ADB operations in the PRC will focus on three interrelated strategic priorities: environmentally sustainable development, climate change adaptation and mitigation, and an aging society and health security.

“ADB is targeting areas where it can add value through innovative demonstration projects that generate regional public goods, knowledge, and best practices for replication,” said ADB’s Country Director in the PRC Yolanda Fernandez Lommen. “Close cooperation between sovereign and nonsovereign operations will be at the core of this approach, and synergies between ADB’s operational and knowledge departments will be used to help develop solutions to complex issues.”

ADB proposes total lending commitments in the country of $7.0 billion to $7.5 billion for 2021–2025 for sovereign operations, compared with $9.0 billion in 2016–2020, with an expected declining trend toward the end of the CPS. Lending levels may fluctuate up and down from year to year, subject to resource availability and project readiness. Nonsovereign operations will remain stable at about $450 million per year.

Knowledge will be central to ADB’s operations under the CPS. A country knowledge plan provides a strategic approach for a knowledge-based program to meet the PRC’s knowledge needs and share its development lessons with other ADB developing members.

Following many years of high growth, the PRC has developed modern physical and economic infrastructure, achieved upper middle-income status, and emerged as the world’s second-largest economy.
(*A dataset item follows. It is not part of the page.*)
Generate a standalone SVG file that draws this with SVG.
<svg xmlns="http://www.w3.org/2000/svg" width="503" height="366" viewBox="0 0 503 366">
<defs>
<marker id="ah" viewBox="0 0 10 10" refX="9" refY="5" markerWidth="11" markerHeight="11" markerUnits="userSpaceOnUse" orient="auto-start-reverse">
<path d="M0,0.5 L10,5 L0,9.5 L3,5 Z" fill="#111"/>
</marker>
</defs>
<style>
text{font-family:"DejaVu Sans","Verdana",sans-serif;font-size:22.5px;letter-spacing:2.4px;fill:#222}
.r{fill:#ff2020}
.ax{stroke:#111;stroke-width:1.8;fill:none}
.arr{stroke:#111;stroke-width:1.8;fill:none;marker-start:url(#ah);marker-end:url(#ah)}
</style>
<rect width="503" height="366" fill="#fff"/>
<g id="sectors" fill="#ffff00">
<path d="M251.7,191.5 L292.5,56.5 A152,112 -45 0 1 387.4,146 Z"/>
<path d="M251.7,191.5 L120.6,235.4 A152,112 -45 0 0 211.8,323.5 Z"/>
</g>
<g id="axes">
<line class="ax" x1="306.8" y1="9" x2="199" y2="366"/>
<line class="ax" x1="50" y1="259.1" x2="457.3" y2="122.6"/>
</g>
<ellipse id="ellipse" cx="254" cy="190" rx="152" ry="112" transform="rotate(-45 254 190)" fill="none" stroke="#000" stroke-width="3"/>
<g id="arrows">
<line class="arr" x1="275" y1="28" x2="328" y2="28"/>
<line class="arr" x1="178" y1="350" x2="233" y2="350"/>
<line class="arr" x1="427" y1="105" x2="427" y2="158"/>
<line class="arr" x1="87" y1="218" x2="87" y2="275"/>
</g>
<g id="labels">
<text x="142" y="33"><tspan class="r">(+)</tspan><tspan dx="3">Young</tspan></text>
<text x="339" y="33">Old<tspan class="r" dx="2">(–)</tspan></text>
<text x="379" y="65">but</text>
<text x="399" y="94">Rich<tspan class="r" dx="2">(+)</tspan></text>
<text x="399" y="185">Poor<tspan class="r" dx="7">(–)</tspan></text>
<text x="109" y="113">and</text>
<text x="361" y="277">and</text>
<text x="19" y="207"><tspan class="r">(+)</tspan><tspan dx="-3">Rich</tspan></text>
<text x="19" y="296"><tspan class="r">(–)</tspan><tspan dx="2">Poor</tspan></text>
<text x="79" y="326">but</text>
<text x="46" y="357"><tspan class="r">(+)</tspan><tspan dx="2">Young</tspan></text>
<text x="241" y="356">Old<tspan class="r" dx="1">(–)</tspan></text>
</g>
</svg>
The country announced that it had eradicated extreme poverty in November 2020. But rapid growth has also given rise to new development challenges, including social inequality, environmental degradation and pollution, a rapidly aging society, and health security concerns.

The CPS recognizes that these and other challenges need to be addressed by strengthened social and economic institutions, and will guide ADB engagement with the PRC to help them close the gaps in key institutions and steadily approach to graduation from ADB’s assistance.
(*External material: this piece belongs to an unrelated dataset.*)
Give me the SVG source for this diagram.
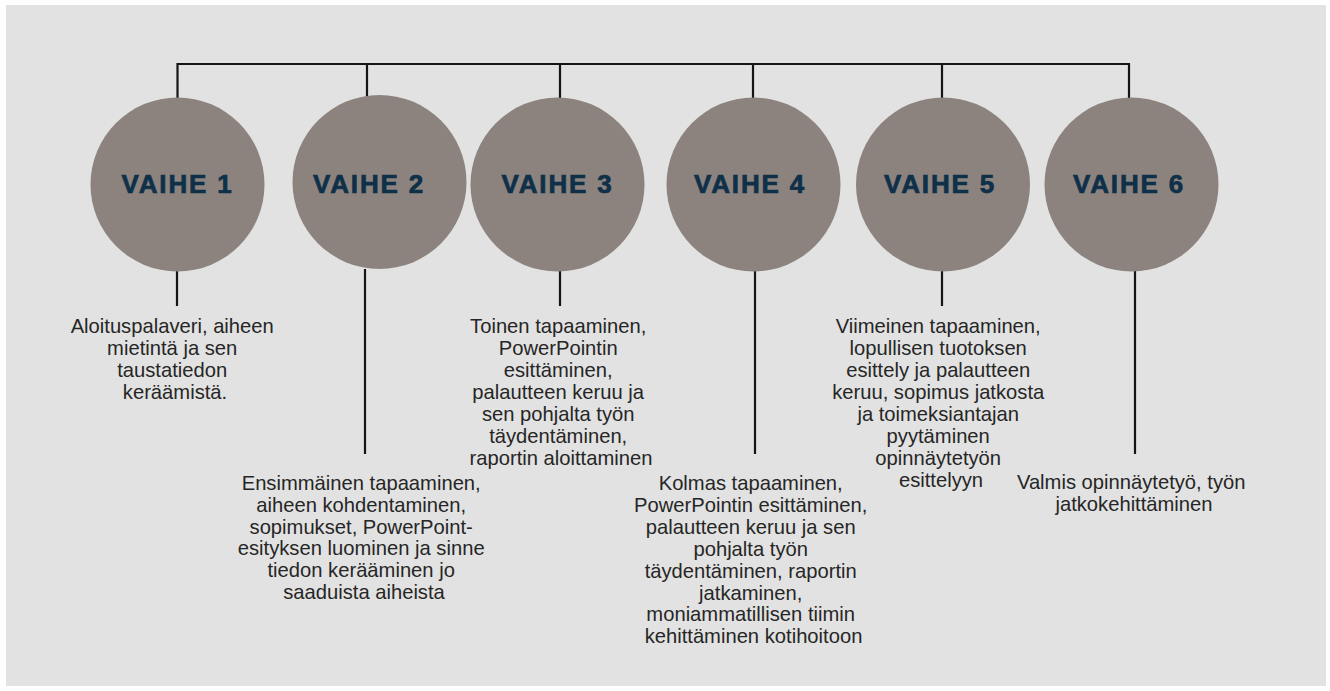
<svg xmlns="http://www.w3.org/2000/svg" width="1330" height="691" viewBox="0 0 1330 691">
  <style>
    .bg { fill: #e2e2e2; }
    .wire { fill: none; stroke: #151515; stroke-width: 2.2; stroke-linecap: square; }
    .disc { fill: #8c837e; }
    .head { font-family: "Liberation Sans", Arial, sans-serif; font-weight: 700; font-size: 26px; letter-spacing: 1.8px; fill: #0f3049; stroke: #0f3049; stroke-width: 0.7; text-anchor: middle; }
    .body { font-family: "Liberation Sans", Arial, sans-serif; font-size: 20.2px; fill: #262626; text-anchor: middle; }
  </style>

  <rect width="1330" height="691" fill="#ffffff"/>
  <rect class="bg" x="6" y="5" width="1320" height="681"/>

  <!-- connectors: top rail, drops into each circle, and stems down to the descriptions -->
  <g id="connectors">
    <path class="wire" d="M177.5,97 V64 H1129 V97 M367,64 V97 M560,64 V97 M753,64 V97 M942,64 V97"/>
    <path class="wire" d="M177,272 V305 M365,270 V453 M560,271 V305 M755,271 V453 M942,272 V305 M1135,272 V453"/>
  </g>

  <g id="vaihe-1">
    <circle class="disc" cx="177.5" cy="184.5" r="87"/>
    <text class="head" x="177.5" y="193">VAIHE 1</text>
    <text class="body" x="175" y="333">
      <tspan x="175">Aloituspalaveri, aiheen</tspan>
      <tspan x="175" dy="22">mietintä ja sen</tspan>
      <tspan x="175" dy="22">taustatiedon</tspan>
      <tspan x="175" dy="22">keräämistä.</tspan>
    </text>
  </g>

  <g id="vaihe-2">
    <circle class="disc" cx="379.5" cy="182" r="87"/>
    <text class="head" x="369" y="193">VAIHE 2</text>
    <text class="body" x="364" y="490">
      <tspan x="364">Ensimmäinen tapaaminen,</tspan>
      <tspan x="364" dy="21.8">aiheen kohdentaminen,</tspan>
      <tspan x="364" dy="21.8">sopimukset, PowerPoint-</tspan>
      <tspan x="364" dy="21.8">esityksen luominen ja sinne</tspan>
      <tspan x="364" dy="21.8">tiedon kerääminen jo</tspan>
      <tspan x="364" dy="21.8">saaduista aiheista</tspan>
    </text>
  </g>

  <g id="vaihe-3">
    <circle class="disc" cx="557.5" cy="184.5" r="87"/>
    <text class="head" x="557.5" y="193">VAIHE 3</text>
    <text class="body" x="561" y="333">
      <tspan x="561">Toinen tapaaminen,</tspan>
      <tspan x="561" dy="22">PowerPointin</tspan>
      <tspan x="561" dy="22">esittäminen,</tspan>
      <tspan x="561" dy="22">palautteen keruu ja</tspan>
      <tspan x="561" dy="22">sen pohjalta työn</tspan>
      <tspan x="561" dy="22">täydentäminen,</tspan>
      <tspan x="561" dy="22">raportin aloittaminen</tspan>
    </text>
  </g>

  <g id="vaihe-4">
    <circle class="disc" cx="753.5" cy="184.5" r="87"/>
    <text class="head" x="750" y="193">VAIHE 4</text>
    <text class="body" x="753.5" y="490">
      <tspan x="753.5">Kolmas tapaaminen,</tspan>
      <tspan x="753.5" dy="21.9">PowerPointin esittäminen,</tspan>
      <tspan x="753.5" dy="21.9">palautteen keruu ja sen</tspan>
      <tspan x="753.5" dy="21.9">pohjalta työn</tspan>
      <tspan x="753.5" dy="21.9">täydentäminen, raportin</tspan>
      <tspan x="753.5" dy="21.9">jatkaminen,</tspan>
      <tspan x="753.5" dy="21.9">moniammatillisen tiimin</tspan>
      <tspan x="753.5" dy="21.9">kehittäminen kotihoitoon</tspan>
    </text>
  </g>

  <g id="vaihe-5">
    <circle class="disc" cx="943" cy="184.5" r="87"/>
    <text class="head" x="940" y="193">VAIHE 5</text>
    <text class="body" x="941" y="333">
      <tspan x="941">Viimeinen tapaaminen,</tspan>
      <tspan x="941" dy="22">lopullisen tuotoksen</tspan>
      <tspan x="941" dy="22">esittely ja palautteen</tspan>
      <tspan x="941" dy="22">keruu, sopimus jatkosta</tspan>
      <tspan x="941" dy="22">ja toimeksiantajan</tspan>
      <tspan x="941" dy="22">pyytäminen</tspan>
      <tspan x="941" dy="22">opinnäytetyön</tspan>
      <tspan x="941" dy="22">esittelyyn</tspan>
    </text>
  </g>

  <g id="vaihe-6">
    <circle class="disc" cx="1131.5" cy="184.5" r="87"/>
    <text class="head" x="1129" y="193">VAIHE 6</text>
    <text class="body" x="1134" y="489">
      <tspan x="1134">Valmis opinnäytetyö, työn</tspan>
      <tspan x="1134" dy="22">jatkokehittäminen</tspan>
    </text>
  </g>
</svg>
The CPS is aligned with key government development priorities under the PRC’s upcoming 14th Five-Year Plan. These include emphasis on natural resource management to combat climate change, biodiversity loss, and ecosystem damage; low-carbon development; social inclusion in the context of population aging; and regional health security. Support for global and regional public goods will be a key area of partnership between the PRC and ADB in the coming years.

At the midterm of CPS implementation, ADB will review the graduation assessment to evaluate the PRC’s progress against key indices and other performance metrics at the sector and thematic level.

ADB is committed to achieving a prosperous, inclusive, resilient, and sustainable Asia and the Pacific, while sustaining its efforts to eradicate extreme poverty. Established in 1966, it is owned by 68 members—49 from the region.